• _Input material_:
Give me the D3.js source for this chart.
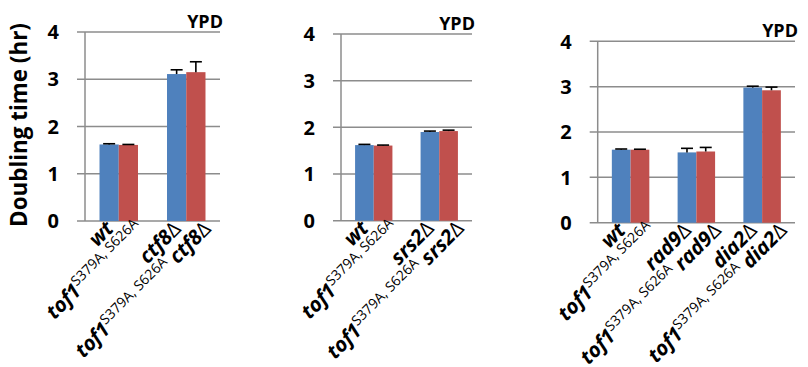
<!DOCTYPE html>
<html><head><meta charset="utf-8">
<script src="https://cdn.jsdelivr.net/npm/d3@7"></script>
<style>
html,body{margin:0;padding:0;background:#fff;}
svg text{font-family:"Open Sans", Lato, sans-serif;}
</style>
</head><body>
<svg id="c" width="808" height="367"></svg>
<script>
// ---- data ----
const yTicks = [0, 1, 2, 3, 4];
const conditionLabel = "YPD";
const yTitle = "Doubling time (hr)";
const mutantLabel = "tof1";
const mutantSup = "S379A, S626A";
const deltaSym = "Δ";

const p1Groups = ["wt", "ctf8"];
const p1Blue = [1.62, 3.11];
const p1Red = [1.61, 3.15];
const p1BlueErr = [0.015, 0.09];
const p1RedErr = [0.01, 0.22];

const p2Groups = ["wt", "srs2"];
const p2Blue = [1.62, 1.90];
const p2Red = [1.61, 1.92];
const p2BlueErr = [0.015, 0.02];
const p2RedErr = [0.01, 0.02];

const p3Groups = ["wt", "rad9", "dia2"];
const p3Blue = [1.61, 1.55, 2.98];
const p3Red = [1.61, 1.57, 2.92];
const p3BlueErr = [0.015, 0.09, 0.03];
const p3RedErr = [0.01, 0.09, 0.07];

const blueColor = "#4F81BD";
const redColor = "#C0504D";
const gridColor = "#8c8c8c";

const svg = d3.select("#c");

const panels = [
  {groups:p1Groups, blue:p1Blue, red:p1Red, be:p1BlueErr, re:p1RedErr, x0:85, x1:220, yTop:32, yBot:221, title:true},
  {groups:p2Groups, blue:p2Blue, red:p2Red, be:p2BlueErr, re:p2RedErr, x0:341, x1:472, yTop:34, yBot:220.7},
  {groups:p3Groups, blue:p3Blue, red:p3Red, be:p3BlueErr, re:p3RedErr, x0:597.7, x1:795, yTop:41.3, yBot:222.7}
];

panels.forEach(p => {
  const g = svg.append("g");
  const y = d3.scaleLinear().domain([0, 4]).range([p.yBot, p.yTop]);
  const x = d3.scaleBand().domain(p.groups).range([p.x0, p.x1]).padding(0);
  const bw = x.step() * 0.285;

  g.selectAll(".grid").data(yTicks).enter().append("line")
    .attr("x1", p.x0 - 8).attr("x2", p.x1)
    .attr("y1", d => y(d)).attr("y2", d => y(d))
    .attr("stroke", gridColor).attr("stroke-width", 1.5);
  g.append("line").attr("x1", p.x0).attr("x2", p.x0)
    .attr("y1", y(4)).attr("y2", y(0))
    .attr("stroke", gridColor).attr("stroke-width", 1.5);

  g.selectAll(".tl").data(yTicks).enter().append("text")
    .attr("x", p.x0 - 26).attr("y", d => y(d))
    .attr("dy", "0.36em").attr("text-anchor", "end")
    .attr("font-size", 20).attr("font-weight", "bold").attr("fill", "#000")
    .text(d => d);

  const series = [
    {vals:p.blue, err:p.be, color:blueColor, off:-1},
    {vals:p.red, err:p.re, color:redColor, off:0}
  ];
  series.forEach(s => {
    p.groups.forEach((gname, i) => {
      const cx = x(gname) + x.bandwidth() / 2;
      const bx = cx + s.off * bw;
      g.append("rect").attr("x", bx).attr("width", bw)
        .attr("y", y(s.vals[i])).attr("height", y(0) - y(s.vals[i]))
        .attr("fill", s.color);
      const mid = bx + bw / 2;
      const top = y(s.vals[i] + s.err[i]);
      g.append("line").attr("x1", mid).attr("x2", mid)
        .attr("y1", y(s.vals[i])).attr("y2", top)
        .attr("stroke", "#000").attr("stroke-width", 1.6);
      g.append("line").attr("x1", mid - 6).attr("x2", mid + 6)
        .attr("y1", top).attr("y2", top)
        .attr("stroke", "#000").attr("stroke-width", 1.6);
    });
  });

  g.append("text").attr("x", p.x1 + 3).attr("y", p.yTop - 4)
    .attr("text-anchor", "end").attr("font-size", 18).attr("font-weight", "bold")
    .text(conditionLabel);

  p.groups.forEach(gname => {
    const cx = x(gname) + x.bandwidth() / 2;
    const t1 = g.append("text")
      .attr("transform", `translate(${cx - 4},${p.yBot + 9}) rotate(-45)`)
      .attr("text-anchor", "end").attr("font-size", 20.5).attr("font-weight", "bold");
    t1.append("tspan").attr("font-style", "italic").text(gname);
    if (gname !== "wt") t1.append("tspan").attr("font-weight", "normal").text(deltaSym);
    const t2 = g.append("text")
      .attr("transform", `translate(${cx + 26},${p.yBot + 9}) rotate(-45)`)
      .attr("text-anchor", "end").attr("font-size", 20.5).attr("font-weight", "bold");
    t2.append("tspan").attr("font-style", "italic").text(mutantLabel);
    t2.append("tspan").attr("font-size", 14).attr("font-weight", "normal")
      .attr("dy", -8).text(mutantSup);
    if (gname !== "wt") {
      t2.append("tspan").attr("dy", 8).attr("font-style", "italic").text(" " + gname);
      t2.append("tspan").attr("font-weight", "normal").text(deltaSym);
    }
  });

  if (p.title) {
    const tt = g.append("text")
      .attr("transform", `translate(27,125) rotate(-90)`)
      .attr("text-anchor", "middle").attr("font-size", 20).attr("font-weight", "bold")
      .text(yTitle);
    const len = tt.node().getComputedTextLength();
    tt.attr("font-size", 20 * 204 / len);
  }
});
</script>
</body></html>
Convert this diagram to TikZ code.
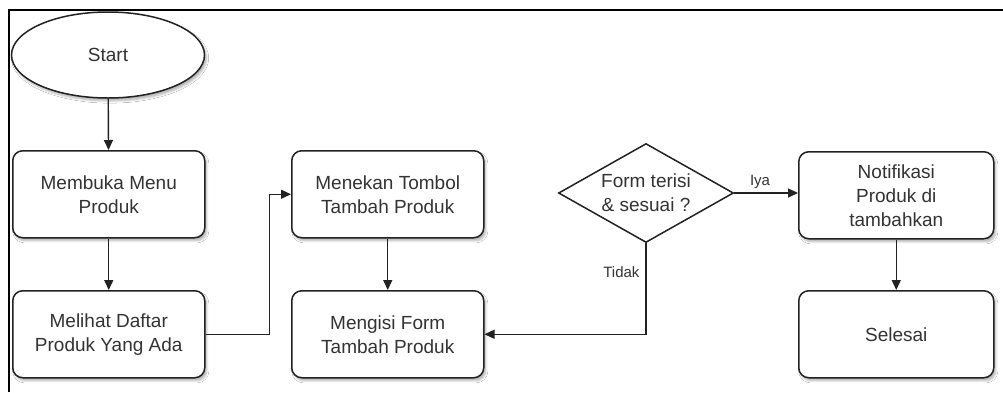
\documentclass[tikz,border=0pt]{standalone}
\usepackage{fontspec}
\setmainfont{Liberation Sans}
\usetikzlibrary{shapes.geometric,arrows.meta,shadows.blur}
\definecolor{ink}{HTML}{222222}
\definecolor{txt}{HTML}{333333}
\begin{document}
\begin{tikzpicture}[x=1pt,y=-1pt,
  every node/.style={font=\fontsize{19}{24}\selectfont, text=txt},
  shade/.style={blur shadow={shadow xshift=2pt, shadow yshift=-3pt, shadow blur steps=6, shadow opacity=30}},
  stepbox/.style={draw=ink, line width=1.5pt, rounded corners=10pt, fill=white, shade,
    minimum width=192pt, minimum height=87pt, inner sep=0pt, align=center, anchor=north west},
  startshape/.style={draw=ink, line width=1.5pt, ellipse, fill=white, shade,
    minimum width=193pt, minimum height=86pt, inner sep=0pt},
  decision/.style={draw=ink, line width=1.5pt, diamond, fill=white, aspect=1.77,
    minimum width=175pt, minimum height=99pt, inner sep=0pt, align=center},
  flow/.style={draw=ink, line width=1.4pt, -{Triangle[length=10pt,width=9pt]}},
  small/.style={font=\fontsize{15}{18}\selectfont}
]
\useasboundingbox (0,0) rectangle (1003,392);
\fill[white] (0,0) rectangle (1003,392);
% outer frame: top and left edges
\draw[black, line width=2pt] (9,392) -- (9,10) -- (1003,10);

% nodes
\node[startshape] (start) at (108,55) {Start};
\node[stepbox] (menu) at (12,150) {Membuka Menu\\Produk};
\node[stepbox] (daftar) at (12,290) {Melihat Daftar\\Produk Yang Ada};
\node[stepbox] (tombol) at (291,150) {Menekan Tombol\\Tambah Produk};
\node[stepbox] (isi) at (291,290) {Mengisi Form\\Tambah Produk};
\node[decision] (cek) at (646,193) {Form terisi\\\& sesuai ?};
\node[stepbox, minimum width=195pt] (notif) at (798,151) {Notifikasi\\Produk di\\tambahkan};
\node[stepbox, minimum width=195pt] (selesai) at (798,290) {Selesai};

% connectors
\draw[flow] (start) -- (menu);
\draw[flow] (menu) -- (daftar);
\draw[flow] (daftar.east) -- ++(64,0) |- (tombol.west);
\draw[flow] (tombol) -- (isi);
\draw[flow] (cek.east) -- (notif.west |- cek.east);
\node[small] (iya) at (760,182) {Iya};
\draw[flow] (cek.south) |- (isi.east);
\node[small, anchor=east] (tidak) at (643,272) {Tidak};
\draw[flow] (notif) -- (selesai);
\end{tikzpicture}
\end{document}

• _Task brief_: Give the number of lines in the entries above that include the string "this". No other output is expected.

• _Full answer_: 2